**Input rows**.
※

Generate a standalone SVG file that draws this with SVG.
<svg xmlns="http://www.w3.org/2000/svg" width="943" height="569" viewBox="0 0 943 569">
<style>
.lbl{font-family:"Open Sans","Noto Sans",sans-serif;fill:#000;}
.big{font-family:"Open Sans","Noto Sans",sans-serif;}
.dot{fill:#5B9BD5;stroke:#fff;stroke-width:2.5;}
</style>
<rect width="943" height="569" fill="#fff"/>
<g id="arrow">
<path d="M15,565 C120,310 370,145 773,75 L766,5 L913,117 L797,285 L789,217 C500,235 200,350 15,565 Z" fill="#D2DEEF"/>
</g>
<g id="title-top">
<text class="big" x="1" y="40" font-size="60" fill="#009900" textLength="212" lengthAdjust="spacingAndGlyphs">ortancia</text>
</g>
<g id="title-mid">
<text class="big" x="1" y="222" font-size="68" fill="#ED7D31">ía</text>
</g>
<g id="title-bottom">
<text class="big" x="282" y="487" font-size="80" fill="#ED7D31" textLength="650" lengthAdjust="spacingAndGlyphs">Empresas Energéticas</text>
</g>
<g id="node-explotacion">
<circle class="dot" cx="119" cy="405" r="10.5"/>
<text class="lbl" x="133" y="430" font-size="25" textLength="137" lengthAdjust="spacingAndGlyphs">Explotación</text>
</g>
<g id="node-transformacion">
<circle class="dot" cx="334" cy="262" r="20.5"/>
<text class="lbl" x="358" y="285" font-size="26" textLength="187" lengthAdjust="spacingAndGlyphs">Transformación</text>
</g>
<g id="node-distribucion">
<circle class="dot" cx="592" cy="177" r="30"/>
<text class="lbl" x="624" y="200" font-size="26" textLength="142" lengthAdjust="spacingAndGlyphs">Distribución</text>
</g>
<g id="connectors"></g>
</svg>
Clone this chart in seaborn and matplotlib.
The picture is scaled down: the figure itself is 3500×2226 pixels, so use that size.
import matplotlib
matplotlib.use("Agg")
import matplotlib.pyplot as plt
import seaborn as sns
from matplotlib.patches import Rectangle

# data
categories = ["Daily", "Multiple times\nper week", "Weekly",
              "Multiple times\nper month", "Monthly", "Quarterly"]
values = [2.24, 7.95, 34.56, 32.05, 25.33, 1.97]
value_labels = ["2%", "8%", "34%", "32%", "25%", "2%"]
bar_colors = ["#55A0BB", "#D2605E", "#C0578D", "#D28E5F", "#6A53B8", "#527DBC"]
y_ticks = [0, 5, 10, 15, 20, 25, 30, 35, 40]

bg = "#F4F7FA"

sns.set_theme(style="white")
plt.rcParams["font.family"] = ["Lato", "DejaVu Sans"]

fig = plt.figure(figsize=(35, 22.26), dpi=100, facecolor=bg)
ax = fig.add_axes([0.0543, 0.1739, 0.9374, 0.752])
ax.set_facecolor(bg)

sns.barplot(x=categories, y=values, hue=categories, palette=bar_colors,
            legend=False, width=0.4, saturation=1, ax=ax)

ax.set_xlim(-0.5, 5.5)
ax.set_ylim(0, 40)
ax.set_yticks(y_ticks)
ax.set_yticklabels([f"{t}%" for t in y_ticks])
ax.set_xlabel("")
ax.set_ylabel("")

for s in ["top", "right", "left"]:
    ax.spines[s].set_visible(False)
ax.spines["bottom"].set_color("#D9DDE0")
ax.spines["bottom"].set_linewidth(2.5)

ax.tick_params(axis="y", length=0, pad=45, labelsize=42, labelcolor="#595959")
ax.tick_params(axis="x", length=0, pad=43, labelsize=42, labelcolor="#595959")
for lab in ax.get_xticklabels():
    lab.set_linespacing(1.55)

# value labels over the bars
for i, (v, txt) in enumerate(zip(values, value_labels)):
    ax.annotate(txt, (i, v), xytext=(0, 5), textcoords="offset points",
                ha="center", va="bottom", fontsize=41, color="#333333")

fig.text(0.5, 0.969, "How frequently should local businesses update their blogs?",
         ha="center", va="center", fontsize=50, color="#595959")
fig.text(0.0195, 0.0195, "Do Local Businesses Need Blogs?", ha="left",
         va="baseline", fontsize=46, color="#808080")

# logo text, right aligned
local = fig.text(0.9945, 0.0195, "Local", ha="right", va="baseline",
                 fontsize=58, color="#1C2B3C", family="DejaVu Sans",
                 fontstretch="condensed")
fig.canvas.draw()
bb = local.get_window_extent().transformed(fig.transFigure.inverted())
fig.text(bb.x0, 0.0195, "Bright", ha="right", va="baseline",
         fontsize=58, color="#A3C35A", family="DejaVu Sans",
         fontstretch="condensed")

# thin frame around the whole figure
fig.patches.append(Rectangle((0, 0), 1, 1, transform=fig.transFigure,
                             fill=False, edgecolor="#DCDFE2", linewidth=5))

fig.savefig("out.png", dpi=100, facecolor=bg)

※

**What to produce**.
All of the entries above should be written out again exactly.

**Exercise result**.
Generate a standalone SVG file that draws this with SVG.
<svg xmlns="http://www.w3.org/2000/svg" width="943" height="569" viewBox="0 0 943 569">
<style>
.lbl{font-family:"Open Sans","Noto Sans",sans-serif;fill:#000;}
.big{font-family:"Open Sans","Noto Sans",sans-serif;}
.dot{fill:#5B9BD5;stroke:#fff;stroke-width:2.5;}
</style>
<rect width="943" height="569" fill="#fff"/>
<g id="arrow">
<path d="M15,565 C120,310 370,145 773,75 L766,5 L913,117 L797,285 L789,217 C500,235 200,350 15,565 Z" fill="#D2DEEF"/>
</g>
<g id="title-top">
<text class="big" x="1" y="40" font-size="60" fill="#009900" textLength="212" lengthAdjust="spacingAndGlyphs">ortancia</text>
</g>
<g id="title-mid">
<text class="big" x="1" y="222" font-size="68" fill="#ED7D31">ía</text>
</g>
<g id="title-bottom">
<text class="big" x="282" y="487" font-size="80" fill="#ED7D31" textLength="650" lengthAdjust="spacingAndGlyphs">Empresas Energéticas</text>
</g>
<g id="node-explotacion">
<circle class="dot" cx="119" cy="405" r="10.5"/>
<text class="lbl" x="133" y="430" font-size="25" textLength="137" lengthAdjust="spacingAndGlyphs">Explotación</text>
</g>
<g id="node-transformacion">
<circle class="dot" cx="334" cy="262" r="20.5"/>
<text class="lbl" x="358" y="285" font-size="26" textLength="187" lengthAdjust="spacingAndGlyphs">Transformación</text>
</g>
<g id="node-distribucion">
<circle class="dot" cx="592" cy="177" r="30"/>
<text class="lbl" x="624" y="200" font-size="26" textLength="142" lengthAdjust="spacingAndGlyphs">Distribución</text>
</g>
<g id="connectors"></g>
</svg>
Clone this chart in seaborn and matplotlib.
The picture is scaled down: the figure itself is 3500×2226 pixels, so use that size.
import matplotlib
matplotlib.use("Agg")
import matplotlib.pyplot as plt
import seaborn as sns
from matplotlib.patches import Rectangle

# data
categories = ["Daily", "Multiple times\nper week", "Weekly",
              "Multiple times\nper month", "Monthly", "Quarterly"]
values = [2.24, 7.95, 34.56, 32.05, 25.33, 1.97]
value_labels = ["2%", "8%", "34%", "32%", "25%", "2%"]
bar_colors = ["#55A0BB", "#D2605E", "#C0578D", "#D28E5F", "#6A53B8", "#527DBC"]
y_ticks = [0, 5, 10, 15, 20, 25, 30, 35, 40]

bg = "#F4F7FA"

sns.set_theme(style="white")
plt.rcParams["font.family"] = ["Lato", "DejaVu Sans"]

fig = plt.figure(figsize=(35, 22.26), dpi=100, facecolor=bg)
ax = fig.add_axes([0.0543, 0.1739, 0.9374, 0.752])
ax.set_facecolor(bg)

sns.barplot(x=categories, y=values, hue=categories, palette=bar_colors,
            legend=False, width=0.4, saturation=1, ax=ax)

ax.set_xlim(-0.5, 5.5)
ax.set_ylim(0, 40)
ax.set_yticks(y_ticks)
ax.set_yticklabels([f"{t}%" for t in y_ticks])
ax.set_xlabel("")
ax.set_ylabel("")

for s in ["top", "right", "left"]:
    ax.spines[s].set_visible(False)
ax.spines["bottom"].set_color("#D9DDE0")
ax.spines["bottom"].set_linewidth(2.5)

ax.tick_params(axis="y", length=0, pad=45, labelsize=42, labelcolor="#595959")
ax.tick_params(axis="x", length=0, pad=43, labelsize=42, labelcolor="#595959")
for lab in ax.get_xticklabels():
    lab.set_linespacing(1.55)

# value labels over the bars
for i, (v, txt) in enumerate(zip(values, value_labels)):
    ax.annotate(txt, (i, v), xytext=(0, 5), textcoords="offset points",
                ha="center", va="bottom", fontsize=41, color="#333333")

fig.text(0.5, 0.969, "How frequently should local businesses update their blogs?",
         ha="center", va="center", fontsize=50, color="#595959")
fig.text(0.0195, 0.0195, "Do Local Businesses Need Blogs?", ha="left",
         va="baseline", fontsize=46, color="#808080")

# logo text, right aligned
local = fig.text(0.9945, 0.0195, "Local", ha="right", va="baseline",
                 fontsize=58, color="#1C2B3C", family="DejaVu Sans",
                 fontstretch="condensed")
fig.canvas.draw()
bb = local.get_window_extent().transformed(fig.transFigure.inverted())
fig.text(bb.x0, 0.0195, "Bright", ha="right", va="baseline",
         fontsize=58, color="#A3C35A", family="DejaVu Sans",
         fontstretch="condensed")

# thin frame around the whole figure
fig.patches.append(Rectangle((0, 0), 1, 1, transform=fig.transFigure,
                             fill=False, edgecolor="#DCDFE2", linewidth=5))

fig.savefig("out.png", dpi=100, facecolor=bg)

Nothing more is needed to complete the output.